* [Given information]:
--------

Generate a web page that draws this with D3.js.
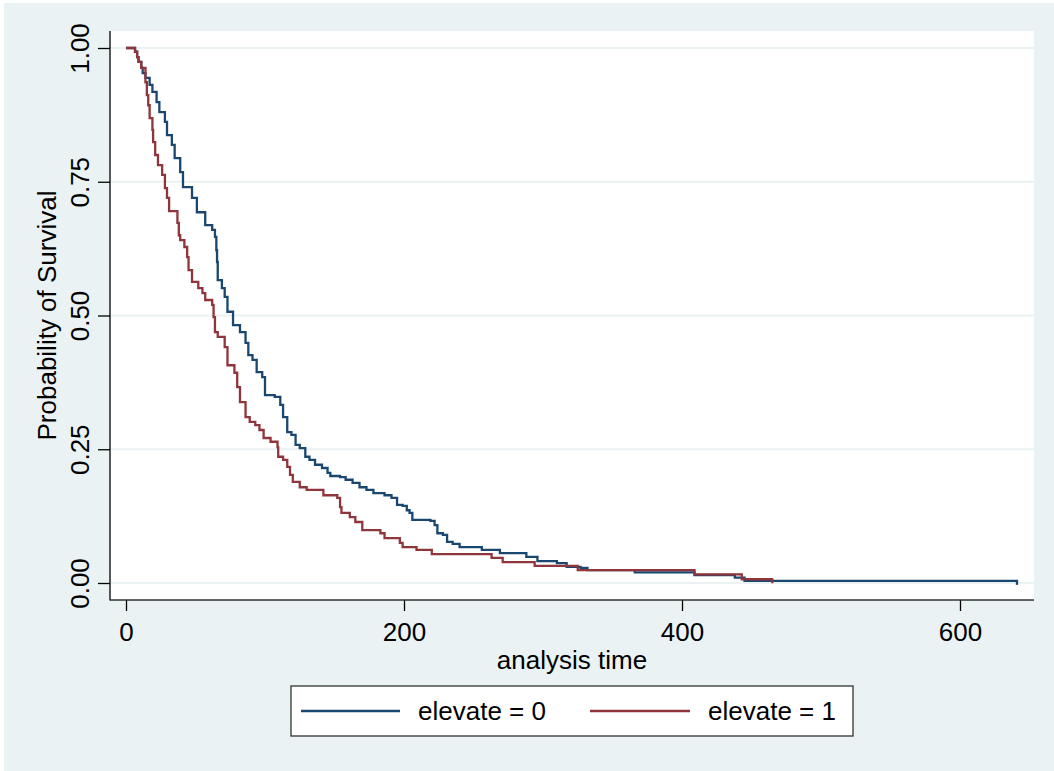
<!DOCTYPE html>
<html><head><meta charset="utf-8">
<script src="https://cdn.jsdelivr.net/npm/d3@7"></script>
<style>html,body{margin:0;padding:0;background:#fff;}svg{display:block;}</style>
</head><body>
<script>
// ---- data ----
const timesElev0 = [0,6.5,8,9,11,12,14,17,19,22,24,28,29.5,33,35,39,41,47.5,51,57,62,64,65,65.5,66,69,71,73,77,82,86,88,91,94,98,100,107,111,113,116,119,122,125,129,132,136,141,145,147,154,158,163,168,173,178,186,191,195,199,202,204,206,219,222,224,228,231,235,240,256,269,288,296,310,317,327,332,366,409,438,445,641];
const survElev0  = [1.000,0.993,0.983,0.974,0.963,0.953,0.944,0.931,0.918,0.899,0.880,0.862,0.837,0.819,0.794,0.768,0.740,0.720,0.693,0.669,0.660,0.647,0.622,0.600,0.566,0.551,0.535,0.507,0.482,0.469,0.449,0.426,0.417,0.394,0.385,0.351,0.348,0.333,0.310,0.282,0.277,0.258,0.252,0.236,0.230,0.221,0.215,0.206,0.200,0.198,0.193,0.187,0.179,0.174,0.168,0.164,0.159,0.146,0.144,0.136,0.131,0.118,0.116,0.108,0.093,0.090,0.077,0.073,0.067,0.062,0.056,0.049,0.041,0.037,0.030,0.028,0.024,0.020,0.015,0.010,0.004,0.004];
const timesElev1 = [0,6.5,8,9,11,14,15,16,17,19,19.5,21,23,26,28,29.5,31,37,38,39,42,44,45,47.5,52,55,57,62,63,64,66,71,73,78,80,82,86,89,93,96,99,104,109,109.5,113,116,118,120,125,130,142,152,154,155,161,165,170,183,186,197,199,209,220,263,271,294,325,409,443,465];
const survElev1  = [1.000,0.993,0.983,0.974,0.963,0.936,0.912,0.893,0.869,0.847,0.824,0.800,0.781,0.763,0.738,0.720,0.695,0.673,0.650,0.641,0.628,0.609,0.585,0.563,0.551,0.542,0.529,0.520,0.497,0.469,0.460,0.441,0.407,0.393,0.366,0.338,0.310,0.301,0.295,0.286,0.271,0.264,0.254,0.236,0.230,0.217,0.202,0.189,0.179,0.174,0.164,0.159,0.142,0.131,0.123,0.114,0.099,0.093,0.084,0.075,0.067,0.062,0.054,0.047,0.039,0.032,0.024,0.016,0.007,0.007];
const xTicks = [0,200,400,600];
const yTicks = [0,0.25,0.5,0.75,1];
const seriesLabels = ["elevate = 0","elevate = 1"];
const seriesColors = ["#1a476f","#90353b"];
const xTitle = "analysis time";
const yTitle = "Probability of Survival";

// ---- drawing ----
const W = 1054, H = 771;
const plot = {left:110, right:1034, top:31, bottom:600};
const FONT = "'Liberation Sans', Arial, Helvetica, sans-serif";
const FS = 26;

const svg = d3.select("body").append("svg").attr("width",W).attr("height",H);
svg.append("rect").attr("x",0).attr("y",0).attr("width",W).attr("height",H).attr("fill","#ffffff");
svg.append("rect").attr("x",4).attr("y",3).attr("width",W-4).attr("height",H-3).attr("fill","#eaf2f3");
svg.append("rect").attr("x",plot.left).attr("y",plot.top).attr("width",plot.right-plot.left).attr("height",plot.bottom-plot.top).attr("fill","#ffffff");

const x = d3.scaleLinear().domain([0,600]).range([126,960]);
const y = d3.scaleLinear().domain([0,1]).range([583,48]);

// gridlines
svg.append("g").selectAll("line").data(yTicks).join("line")
  .attr("x1",plot.left).attr("x2",plot.right)
  .attr("y1",d=>y(d)).attr("y2",d=>y(d))
  .attr("stroke","#eaf2f3").attr("stroke-width",2);

// axes
const yAxis = d3.axisLeft(y).tickValues(yTicks).tickSize(12).tickFormat(d3.format(".2f"));
const gy = svg.append("g").attr("transform",`translate(${plot.left},0)`).call(yAxis);
gy.select(".domain").remove();
gy.selectAll(".tick line").attr("stroke","#000").attr("stroke-width",1.3);
gy.selectAll(".tick text").remove();
gy.selectAll(".tick").append("text")
  .attr("transform","translate(-21,0) rotate(-90)")
  .attr("text-anchor","middle").attr("fill","#000")
  .style("font-family",FONT).style("font-size",FS+"px")
  .text(d=>d3.format(".2f")(d));
svg.append("line").attr("x1",plot.left).attr("x2",plot.left).attr("y1",plot.top).attr("y2",plot.bottom+0.5)
  .attr("stroke","#000").attr("stroke-width",1.3);

const xAxis = d3.axisBottom(x).tickValues(xTicks).tickSize(11).tickFormat(d3.format("d"));
const gx = svg.append("g").attr("transform",`translate(0,${plot.bottom})`).call(xAxis);
gx.select(".domain").remove();
gx.selectAll(".tick line").attr("stroke","#000").attr("stroke-width",1.3);
gx.selectAll(".tick text").attr("y",41).attr("dy",0).attr("fill","#000")
  .style("font-family",FONT).style("font-size",FS+"px");
svg.append("line").attr("x1",plot.left).attr("x2",plot.right).attr("y1",plot.bottom).attr("y2",plot.bottom)
  .attr("stroke","#333").attr("stroke-width",1.5);

// titles
svg.append("text").attr("x",(plot.left+plot.right)/2).attr("y",669).attr("text-anchor","middle")
  .style("font-family",FONT).style("font-size",FS+"px").text(xTitle);
svg.append("text").attr("transform",`translate(56,${(plot.top+plot.bottom)/2}) rotate(-90)`).attr("text-anchor","middle")
  .style("font-family",FONT).style("font-size",FS+"px").text(yTitle);

// curves
const line = d3.line().x(d=>x(d[0])).y(d=>y(d[1])).curve(d3.curveStepAfter);
const series = [
  d3.zip(timesElev0, survElev0),
  d3.zip(timesElev1, survElev1)
];
series.forEach((s,i)=>{
  svg.append("path").datum(s).attr("d",line).attr("fill","none")
    .attr("stroke",seriesColors[i]).attr("stroke-width",2.3).attr("stroke-linejoin","miter");
  const last = s[s.length-1];
  svg.append("line").attr("x1",x(last[0])).attr("x2",x(last[0]))
    .attr("y1",y(last[1])-1).attr("y2",y(last[1])+4)
    .attr("stroke",seriesColors[i]).attr("stroke-width",2.3);
});
// draw red over blue where they overlap (red drawn second already)

// legend
const lg = svg.append("g");
lg.append("rect").attr("x",291).attr("y",686).attr("width",562).attr("height",50)
  .attr("fill","#fff").attr("stroke","#333").attr("stroke-width",1.3);
const legendItems = [{x1:301,x2:400,tx:418},{x1:590,x2:690,tx:708}];
legendItems.forEach((it,i)=>{
  lg.append("line").attr("x1",it.x1).attr("x2",it.x2).attr("y1",711).attr("y2",711)
    .attr("stroke",seriesColors[i]).attr("stroke-width",2.5);
  lg.append("text").attr("x",it.tx).attr("y",720).style("font-family",FONT).style("font-size",FS+"px")
    .text(seriesLabels[i]);
});
</script>
</body></html>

--------

Repeat the material verbatim. Do not carry over any picture.

Generate a web page that draws this with D3.js.
<!DOCTYPE html>
<html><head><meta charset="utf-8">
<script src="https://cdn.jsdelivr.net/npm/d3@7"></script>
<style>html,body{margin:0;padding:0;background:#fff;}svg{display:block;}</style>
</head><body>
<script>
// ---- data ----
const timesElev0 = [0,6.5,8,9,11,12,14,17,19,22,24,28,29.5,33,35,39,41,47.5,51,57,62,64,65,65.5,66,69,71,73,77,82,86,88,91,94,98,100,107,111,113,116,119,122,125,129,132,136,141,145,147,154,158,163,168,173,178,186,191,195,199,202,204,206,219,222,224,228,231,235,240,256,269,288,296,310,317,327,332,366,409,438,445,641];
const survElev0  = [1.000,0.993,0.983,0.974,0.963,0.953,0.944,0.931,0.918,0.899,0.880,0.862,0.837,0.819,0.794,0.768,0.740,0.720,0.693,0.669,0.660,0.647,0.622,0.600,0.566,0.551,0.535,0.507,0.482,0.469,0.449,0.426,0.417,0.394,0.385,0.351,0.348,0.333,0.310,0.282,0.277,0.258,0.252,0.236,0.230,0.221,0.215,0.206,0.200,0.198,0.193,0.187,0.179,0.174,0.168,0.164,0.159,0.146,0.144,0.136,0.131,0.118,0.116,0.108,0.093,0.090,0.077,0.073,0.067,0.062,0.056,0.049,0.041,0.037,0.030,0.028,0.024,0.020,0.015,0.010,0.004,0.004];
const timesElev1 = [0,6.5,8,9,11,14,15,16,17,19,19.5,21,23,26,28,29.5,31,37,38,39,42,44,45,47.5,52,55,57,62,63,64,66,71,73,78,80,82,86,89,93,96,99,104,109,109.5,113,116,118,120,125,130,142,152,154,155,161,165,170,183,186,197,199,209,220,263,271,294,325,409,443,465];
const survElev1  = [1.000,0.993,0.983,0.974,0.963,0.936,0.912,0.893,0.869,0.847,0.824,0.800,0.781,0.763,0.738,0.720,0.695,0.673,0.650,0.641,0.628,0.609,0.585,0.563,0.551,0.542,0.529,0.520,0.497,0.469,0.460,0.441,0.407,0.393,0.366,0.338,0.310,0.301,0.295,0.286,0.271,0.264,0.254,0.236,0.230,0.217,0.202,0.189,0.179,0.174,0.164,0.159,0.142,0.131,0.123,0.114,0.099,0.093,0.084,0.075,0.067,0.062,0.054,0.047,0.039,0.032,0.024,0.016,0.007,0.007];
const xTicks = [0,200,400,600];
const yTicks = [0,0.25,0.5,0.75,1];
const seriesLabels = ["elevate = 0","elevate = 1"];
const seriesColors = ["#1a476f","#90353b"];
const xTitle = "analysis time";
const yTitle = "Probability of Survival";

// ---- drawing ----
const W = 1054, H = 771;
const plot = {left:110, right:1034, top:31, bottom:600};
const FONT = "'Liberation Sans', Arial, Helvetica, sans-serif";
const FS = 26;

const svg = d3.select("body").append("svg").attr("width",W).attr("height",H);
svg.append("rect").attr("x",0).attr("y",0).attr("width",W).attr("height",H).attr("fill","#ffffff");
svg.append("rect").attr("x",4).attr("y",3).attr("width",W-4).attr("height",H-3).attr("fill","#eaf2f3");
svg.append("rect").attr("x",plot.left).attr("y",plot.top).attr("width",plot.right-plot.left).attr("height",plot.bottom-plot.top).attr("fill","#ffffff");

const x = d3.scaleLinear().domain([0,600]).range([126,960]);
const y = d3.scaleLinear().domain([0,1]).range([583,48]);

// gridlines
svg.append("g").selectAll("line").data(yTicks).join("line")
  .attr("x1",plot.left).attr("x2",plot.right)
  .attr("y1",d=>y(d)).attr("y2",d=>y(d))
  .attr("stroke","#eaf2f3").attr("stroke-width",2);

// axes
const yAxis = d3.axisLeft(y).tickValues(yTicks).tickSize(12).tickFormat(d3.format(".2f"));
const gy = svg.append("g").attr("transform",`translate(${plot.left},0)`).call(yAxis);
gy.select(".domain").remove();
gy.selectAll(".tick line").attr("stroke","#000").attr("stroke-width",1.3);
gy.selectAll(".tick text").remove();
gy.selectAll(".tick").append("text")
  .attr("transform","translate(-21,0) rotate(-90)")
  .attr("text-anchor","middle").attr("fill","#000")
  .style("font-family",FONT).style("font-size",FS+"px")
  .text(d=>d3.format(".2f")(d));
svg.append("line").attr("x1",plot.left).attr("x2",plot.left).attr("y1",plot.top).attr("y2",plot.bottom+0.5)
  .attr("stroke","#000").attr("stroke-width",1.3);

const xAxis = d3.axisBottom(x).tickValues(xTicks).tickSize(11).tickFormat(d3.format("d"));
const gx = svg.append("g").attr("transform",`translate(0,${plot.bottom})`).call(xAxis);
gx.select(".domain").remove();
gx.selectAll(".tick line").attr("stroke","#000").attr("stroke-width",1.3);
gx.selectAll(".tick text").attr("y",41).attr("dy",0).attr("fill","#000")
  .style("font-family",FONT).style("font-size",FS+"px");
svg.append("line").attr("x1",plot.left).attr("x2",plot.right).attr("y1",plot.bottom).attr("y2",plot.bottom)
  .attr("stroke","#333").attr("stroke-width",1.5);

// titles
svg.append("text").attr("x",(plot.left+plot.right)/2).attr("y",669).attr("text-anchor","middle")
  .style("font-family",FONT).style("font-size",FS+"px").text(xTitle);
svg.append("text").attr("transform",`translate(56,${(plot.top+plot.bottom)/2}) rotate(-90)`).attr("text-anchor","middle")
  .style("font-family",FONT).style("font-size",FS+"px").text(yTitle);

// curves
const line = d3.line().x(d=>x(d[0])).y(d=>y(d[1])).curve(d3.curveStepAfter);
const series = [
  d3.zip(timesElev0, survElev0),
  d3.zip(timesElev1, survElev1)
];
series.forEach((s,i)=>{
  svg.append("path").datum(s).attr("d",line).attr("fill","none")
    .attr("stroke",seriesColors[i]).attr("stroke-width",2.3).attr("stroke-linejoin","miter");
  const last = s[s.length-1];
  svg.append("line").attr("x1",x(last[0])).attr("x2",x(last[0]))
    .attr("y1",y(last[1])-1).attr("y2",y(last[1])+4)
    .attr("stroke",seriesColors[i]).attr("stroke-width",2.3);
});
// draw red over blue where they overlap (red drawn second already)

// legend
const lg = svg.append("g");
lg.append("rect").attr("x",291).attr("y",686).attr("width",562).attr("height",50)
  .attr("fill","#fff").attr("stroke","#333").attr("stroke-width",1.3);
const legendItems = [{x1:301,x2:400,tx:418},{x1:590,x2:690,tx:708}];
legendItems.forEach((it,i)=>{
  lg.append("line").attr("x1",it.x1).attr("x2",it.x2).attr("y1",711).attr("y2",711)
    .attr("stroke",seriesColors[i]).attr("stroke-width",2.5);
  lg.append("text").attr("x",it.tx).attr("y",720).style("font-family",FONT).style("font-size",FS+"px")
    .text(seriesLabels[i]);
});
</script>
</body></html>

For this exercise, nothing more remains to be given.